Honda suffered during the global credit crunch in 2007, when $3 billion was cut from its research and development budget as it decided to weather the storm, refusing to take the easier route of state subsidies.
In 2011, the Japanese tsunami so damaged parts supply that Honda drastically cut back UK car production, adding to its woes.
“2015 was Honda’s renaissance,” said a spokesman. It saw the introduction of a revised CR-V, Civic, new Jazz and HR-V. It was also the year that work on the 10th iteration of the Civic began. It was the single biggest R&D project in the brand’s history, with as many as a third of Honda’s engineers involved.
So the new car had to be right.
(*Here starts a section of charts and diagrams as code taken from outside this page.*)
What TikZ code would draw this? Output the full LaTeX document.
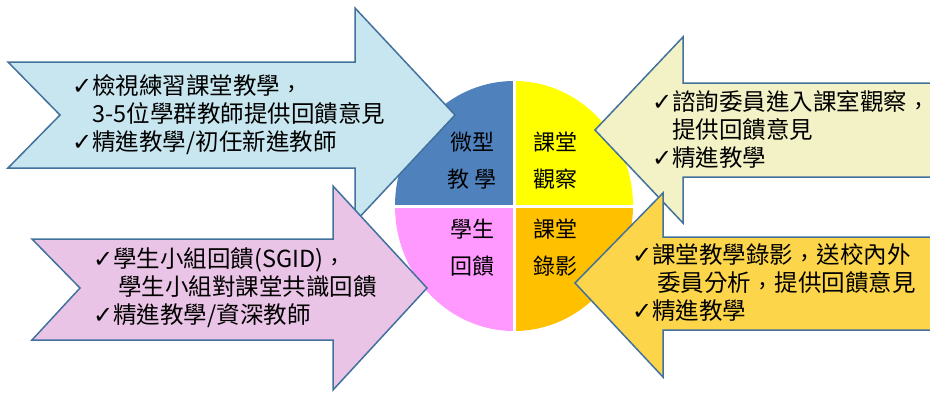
\documentclass[tikz,border=0pt]{standalone}
\usepackage{fontspec}
\setmainfont{Noto Sans CJK TC}
\newfontfamily\symfont{DejaVu Sans}
\definecolor{arrowline}{HTML}{41719C}
\definecolor{skyfill}{HTML}{C8E6EF}
\definecolor{creamfill}{HTML}{F3F2C6}
\definecolor{mauvefill}{HTML}{EAC4E6}
\definecolor{goldfill}{HTML}{FDD54B}
\definecolor{qblue}{HTML}{4F81BD}
\definecolor{qyellow}{HTML}{FFFF00}
\definecolor{qpink}{HTML}{FF99FF}
\definecolor{qorange}{HTML}{FFC000}
\newcommand\chk{{\symfont\fontsize{24}{24}\selectfont ✓}}
\newcommand\indentchk{\phantom{\chk}}
% centred full-width comma, as set in Taiwan
\newcommand\cmm{\makebox[1em][c]{\raisebox{0.25em}{,}}}

\begin{document}
\begin{tikzpicture}[x=1pt, y=-1pt,
    arrowshape/.style={draw=arrowline, line width=1.5pt, line join=miter},
    note/.style={anchor=west, align=left, inner sep=0pt, font=\fontsize{23.5}{28}\selectfont},
    quadlabel/.style={align=center, inner sep=0pt, font=\fontsize{22}{37}\selectfont}]
    \useasboundingbox (0,0) rectangle (930,392);
    \clip (0,0) rectangle (930,392);

    % four quarters of the centre disc
    \coordinate (c) at (514,206);
    \fill[qblue] (c) -- ++(-119,0) arc[start angle=180, end angle=270, x radius=119, y radius=125] -- cycle;
    \fill[qyellow] (c) -- ++(0,-125) arc[start angle=270, end angle=360, x radius=119, y radius=125] -- cycle;
    \fill[qorange] (c) -- ++(119,0) arc[start angle=0, end angle=90, x radius=119, y radius=125] -- cycle;
    \fill[qpink] (c) -- ++(0,125) arc[start angle=90, end angle=180, x radius=119, y radius=125] -- cycle;
    \draw[white, line width=3pt] (c) ++(0,-127) -- ++(0,254);
    \draw[white, line width=3pt] (c) ++(-121,0) -- ++(242,0);

    \node[quadlabel] (micro) at (472,161) {微型\\教\hspace{6pt}學};
    \node[quadlabel] (observe) at (555,161) {課堂\\觀察};
    \node[quadlabel] (student) at (472,248) {學生\\回饋};
    \node[quadlabel] (record) at (555,248) {課堂\\錄影};

    % arrows
    \filldraw[arrowshape, fill=skyfill] (8,62) -- (355,62) -- (355,8) -- (455,115) -- (355,222) -- (355,168) -- (8,168) -- (60,115) -- cycle;
    \filldraw[arrowshape, fill=mauvefill] (32,239) -- (333,239) -- (333,186) -- (427,288) -- (333,390) -- (333,340) -- (32,340) -- (80,288) -- cycle;
    \filldraw[arrowshape, fill=creamfill] (940,83) -- (683,83) -- (683,37) -- (595,130) -- (683,223) -- (683,177) -- (940,177) -- cycle;
    \filldraw[arrowshape, fill=goldfill] (940,237) -- (663,237) -- (663,193) -- (575,283) -- (663,377) -- (663,330) -- (940,330) -- cycle;

    \node[note] (microtxt) at (72,115) {\chk 檢視練習課堂教學\cmm\\\indentchk 3-5位學群教師提供回饋意見\\\chk 精進教學/初任新進教師};
    \node[note] (observetxt) at (652,130) {\chk 諮詢委員進入課室觀察\cmm\\\indentchk 提供回饋意見\\\chk 精進教學};
    \node[note] (studenttxt) at (93,288) {\chk 學生小組回饋(SGID)\cmm\\\indentchk\hspace{5pt}學生小組對課堂共識回饋\\\chk 精進教學/資深教師};
    \node[note] (recordtxt) at (632,283) {\chk 課堂教學錄影\cmm 送校內外\\\indentchk\hspace{5pt}委員分析\cmm 提供回饋意見\\\chk 精進教學};
\end{tikzpicture}
\end{document}
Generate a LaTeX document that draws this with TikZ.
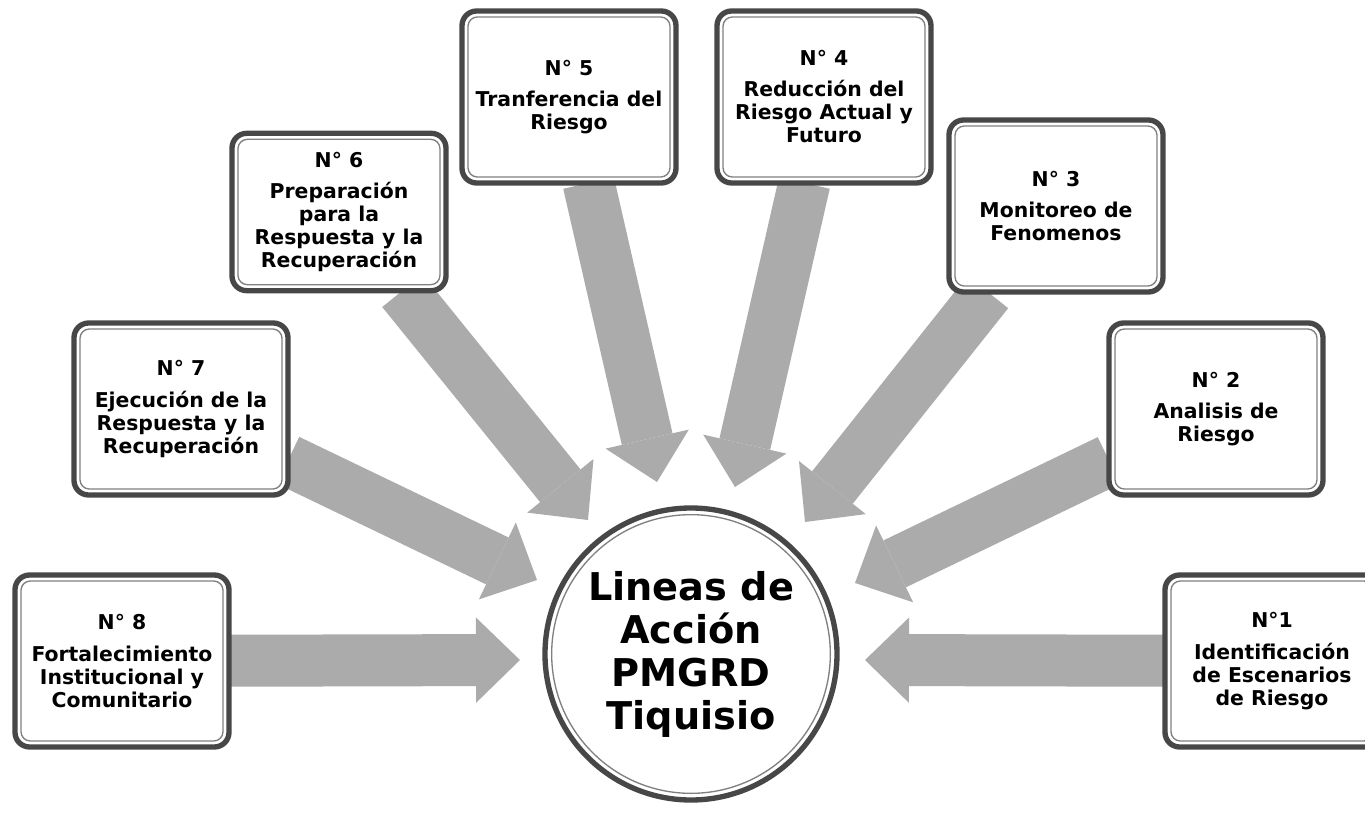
\documentclass[tikz,border=0pt]{standalone}
\usepackage{fontspec}
\setmainfont{DejaVu Sans}
\usetikzlibrary{arrows.meta}
\usetikzlibrary{backgrounds}

\tikzset{
  linea/.style={rectangle, rounded corners=11pt, draw=black!72, line width=4pt,
    fill=white, outer sep=0pt, minimum width=160.5pt, minimum height=129pt,
    align=center, font=\bfseries\fontsize{15.3}{17.25}\selectfont},
  centro/.style={circle, draw=black!72, line width=4pt, fill=white,
    minimum size=219pt, inner sep=0pt, outer sep=0pt, align=center,
    font=\bfseries\fontsize{28.7}{32.25}\selectfont},
  filete/.style={draw=black!50, line width=1pt},
  flecha/.style={draw=black!33, line width=39pt,
    -{Triangle[length=33pt,width=64pt,line width=0pt]}},
}

\begin{document}
\begin{tikzpicture}[x=0.75pt,y=-0.75pt]
\useasboundingbox (0,0) rectangle (1365,817);

% lineas de accion
\node[linea] (n1) at (1272,661) {N°1\\[6.5pt]Identificación\\de Escenarios\\de Riesgo};
\node[linea] (n2) at (1216,409) {N° 2\\[6.5pt]Analisis de\\Riesgo};
\node[linea] (n3) at (1056,206) {N° 3\\[6.5pt]Monitoreo de\\Fenomenos};
\node[linea] (n4) at (824,97) {N° 4\\[6pt]Reducción del\\Riesgo Actual y\\Futuro};
\node[linea] (n5) at (569,97) {N° 5\\[6.5pt]Tranferencia del\\Riesgo};
\node[linea, minimum height=118pt] (n6) at (339,212) {N° 6\\[6pt]Preparación\\para la\\Respuesta y la\\Recuperación};
\node[linea] (n7) at (181,409) {N° 7\\[6.5pt]Ejecución de la\\Respuesta y la\\Recuperación};
\node[linea] (n8) at (122,661) {N° 8\\[6.5pt]Fortalecimiento\\Institucional y\\Comunitario};

\node[centro] (c) at (691,654) {Lineas de\\Acción\\PMGRD\\Tiquisio};
\draw[filete] (c.center) circle[radius=104.5pt];

\foreach \i in {1,...,8}
  \draw[filete, rounded corners=7pt] ([shift={(4.5pt,-4.5pt)}]n\i.north west)
    rectangle ([shift={(-4.5pt,4.5pt)}]n\i.south east);

% puntas de flecha
\coordinate (p1) at (865,660);
\coordinate (p2) at (855,583);
\coordinate (p3) at (805,522);
\coordinate (p4) at (735,487);
\coordinate (p5) at (657,482);
\coordinate (p6) at (588,520);
\coordinate (p7) at (537,580);
\coordinate (p8) at (520,660);

\begin{pgfonlayer}{background}
\foreach \i in {1,...,8}
  \draw[flecha] (n\i) -- (p\i);
\end{pgfonlayer}
\end{tikzpicture}
\end{document}
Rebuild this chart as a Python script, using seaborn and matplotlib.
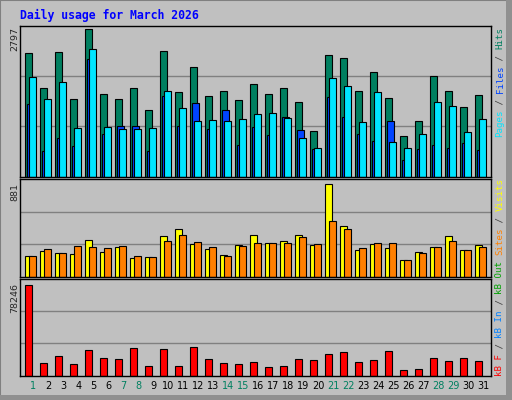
import matplotlib
matplotlib.use("Agg")
import matplotlib.pyplot as plt
import seaborn as sns
import numpy as np
from matplotlib.patches import Rectangle

sns.set_style("white")
plt.rcParams['font.family'] = ['DejaVu Sans Mono', 'DejaVu Sans']

days = list(range(1, 32))
day_labels = [str(d) for d in days]
weekend = [1, 7, 8, 14, 15, 21, 22, 28, 29]

hits = [2286,1637,2304,1433,2730,1526,1433,1637,1230,2322,1563,2026,1489,1582,1415,1711,
        1526,1637,1378,841,2248,2193,1582,1933,1452,748,1026,1859,1582,1285,1507]
files = [1841,1433,1748,896,2359,915,878,878,896,1582,1267,1026,1045,1026,1063,1156,
         1174,1082,711,526,1822,1674,1007,1563,637,526,785,1378,1304,822,1063]
pages = [1341,470,711,563,2174,785,933,933,470,1489,933,1359,878,1230,582,915,
         767,1100,859,507,1470,1100,785,656,1026,304,507,582,526,619,489]
visits = [194,245,223,213,347,232,280,175,184,385,452,308,261,204,299,394,
          318,337,394,299,881,480,251,308,270,156,232,280,385,251,299]
sites = [194,261,223,289,280,270,289,194,184,337,394,328,280,194,289,318,
         318,318,375,308,528,452,270,318,318,156,223,280,337,251,280]
kbytes = [78246,10567,17421,9710,22562,15708,14851,24276,7997,23419,7997,25132,14851,10567,9710,11424,
          7140,7997,14851,13994,19135,20849,11424,13994,21705,4570,5426,15708,12281,15708,12281]

W, H = 512, 400
fig = plt.figure(figsize=(W/100, H/100), dpi=100)
fig.patch.set_facecolor('#c0c0c0')
# frame
fig.add_artist(Rectangle((0, 0), 1, 1, transform=fig.transFigure, fill=False, edgecolor='#808080', lw=1.5))
fig.add_artist(Rectangle((506/W, 0), 6/W, 1, transform=fig.transFigure, color='#909090', lw=0))
fig.add_artist(Rectangle((0, 0), 1, 5/H, transform=fig.transFigure, color='#909090', lw=0))

def axes_px(left, top, right, bottom):
    return fig.add_axes([left/W, 1-bottom/H, (right-left)/W, (bottom-top)/H])

bw = 7/15
off = 2/15
xlim = (1 - 5.3/15, 1 + (471-5.3)/15)
x = np.array(days, dtype=float)

def style(ax, ymax):
    ax.set_facecolor('#c0c0c0')
    ax.set_xlim(*xlim)
    ax.set_ylim(0, ymax)
    for g in (ymax/3, 2*ymax/3):
        ax.axhline(g, color='#808080', lw=1, zorder=0)
    ax.set_xticks([]); ax.set_yticks([])
    for s in ax.spines.values():
        s.set_color('black'); s.set_linewidth(1)

ec = dict(edgecolor='black', linewidth=0.8, align='edge', width=bw)

ax1 = axes_px(20, 25.7, 491, 176.7)
style(ax1, 2797)
ax1.bar(x, hits, color='#007f60', **ec)
ax1.bar(x+off, pages, color='#0044ff', **ec)
ax1.bar(x+2*off, files, color='#00e5ff', **ec)

ax2 = axes_px(20, 179, 491, 276.7)
style(ax2, 930)
ax2.bar(x, visits, color='#ffff00', **ec)
ax2.bar(x+2*off, sites, color='#ff8000', **ec)

ax3 = axes_px(20, 278.5, 491, 375.7)
style(ax3, 83985)
ax3.bar(x, kbytes, color='#ff0000', **ec)
ax3.set_xticks(x + 8/15)
ax3.set_xticklabels(day_labels, fontsize=7, family=['DejaVu Sans'])
ax3.tick_params(axis='x', length=0, pad=4)
for lbl, d in zip(ax3.get_xticklabels(), days):
    lbl.set_color('#008060' if d in weekend else 'black')

fig.text(20/W, 1-15/H, "Daily usage for March 2026", color='#0000ff', fontsize=8.3,
         fontweight='bold', va='center', ha='left')

# left max labels
for txt, ytop in (("2797", 27), ("881", 183), ("78246", 283)):
    fig.text(15/W, 1-ytop/H, txt, rotation=90, fontsize=6.8, va='top', ha='center',
             family=['DejaVu Sans'])

# right legend labels
cw = 5.5
def vlabel(pieces, ybottom):
    y = ybottom
    for t, c in pieces:
        fig.text(500/W, 1-y/H, t, rotation=90, color=c, fontsize=6.6, va='bottom', ha='center')
        y -= cw*len(t)

vlabel([("Pages", '#00e5ff'), (" / ", '#404040'), ("Files", '#0044ff'), (" / ", '#404040'),
        ("Hits", '#007f60')], 137)
vlabel([("kB F", '#ff0000'), (" / ", '#404040'), ("kB In", '#0080ff'), (" / ", '#404040'),
        ("kB Out", '#00a000'), (" ", 'black'), ("Sites", '#ff8000'), (" / ", '#404040'),
        ("Visits", '#ffff00')], 376)

fig.savefig("out.png", dpi=100, facecolor=fig.get_facecolor())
And not just for head office, dealers and customers – the car plant at Swindon produces the car for 80 countries.
Honda says its reliability, Honda Sensing (a suite of safety and driver assist features), Apple CarPlay, and class-leading boot space will help it in the fight against competitors such as the Audi A3, VW Golf, Mazda 3, Toyota Auris and Ford Focus.
It won’t be easy. In the C-segment, the Civic lies behind the Golf, Focus, Astra, Leon and Octavia in sixth place, a spot it’s held all year.